I began recovering appreciation for American
exceptionalism that my long-suffering, patriotic family had taken for granted.
I started to really listen to debates. Often, it was the evil conservatives who
were polite and informed, using reason and facts. I didn’t yet always agree
with them, but I admired their civility.
For people who insist that morality is relative, liberals
use more morally loaded terms than you can pile into an environmentally correct
Prius. If you disagree with their latest push, you’re on the “wrong side of
history.” That’s what Caligula used to say in between orgies as he turned the
once-proud senators of the Roman Republic into geldings. Honestly, what part of
his being a god and their being mere mortals didn’t they understand?
In my formative years I also noticed that many leftist
men, who supposedly bought into feminism, treated women badly. Their idea of
being a gentleman was making sure someone – preferably not them – paid for the
girl’s abortion while they scored a bag of weed.
One guy, a pacifist, told me in front of his girlfriend
that there was nothing worth fighting for – period. “I simply will not add to
world conflict,” he said, puffing up his scrawny chest. I asked, “what if
someone attacked your girlfriend?” She suddenly got very interested.
“I wouldn’t fight,” he answered smugly. Glancing at his
wide-eyed girlfriend, I upped the ante, asking if, with one non-lethal punch,
he could save her, would he? “Nope,” he said, folding his arms. I don’t think
he got lucky that night, if you know what I mean, which is just as well. I’m
pretty sure they weren’t married.
Another striking aspect of modern liberalism is
hypocrisy. Many liberals – not all – preach tolerance while acting
tyrannically. The Southern Poverty Law Center (SPLC), for example, operates an
online “hate map” that gives addresses of Christian organizations that support
natural marriage. So what if it prompted a man to attempt a mass murder at the
Family Research Council? It’s still up.
Finally, liberalism loves – is positively dippy about –
the use of force. Since many Americans instinctively resist socialist impulses,
liberals are quick to reach for their shotguns.
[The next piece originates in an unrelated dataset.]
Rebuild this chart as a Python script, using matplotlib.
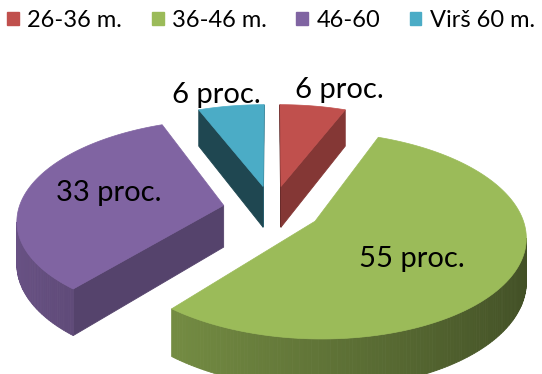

Well, not shotguns, since the
Robertsons use them to shoot ducks on “Duck Dynasty,” but rather the big guns
of mandates, confiscatory taxes and dictates from bureaucrats intent on
transforming America into a replica of East Germany.
Purporting to speak for “the people,” liberals work
feverishly to remove freedom of choice – except for having abortions, of
course. Their native tongue is “coercion.” Read through the 2,700 pages of the
Affordable Care Act and marvel at the mandates backed by fines, which, if not
paid, mean jail time. Obamacare is their Disneyland.
Psychologists use the term “projection” to describe the
act of projecting your own feelings, values and foibles on someone or
something. There’s truth in this. Hit yourself on the thumb with a hammer and
you might say, “Stupid hammer,” or something saltier, depending on proximity of
spectators.
On a policy level, liberalism projects its own
insecurities, bad habits and lust for power on its opponents. We all do, to
some extent. As the Bible says, “there is no one good; no, not one.” But the
Left has made it an art form.
At Tea Party rallies in 2009, participants left parks
cleaner than they found them and gave police no problems, in stark contrast to
rampant criminality at the leftist Occupy rallies. Liberal media vilified Tea
Partiers while applauding the passionate “activism” of the Occupy crowd.
Some Tea Party participants at town hall meetings grew
animated over Obamacare, prompting House Speaker Nancy Pelosi (D-CA) to call
them “un-American.” Majority Leader Harry Reid (D-NV) branded Tea Party members
“evil mongers.” Mr. Reid now rants madly almost daily about the “billionaire
Koch brothers” even as he welcomes George Soros’ largesse for leftist causes.
When liberals are merely eccentric, they’re curiosities.
But when they acquire power, they can run over people by the millions while
giving themselves a “high five” – for good intentions.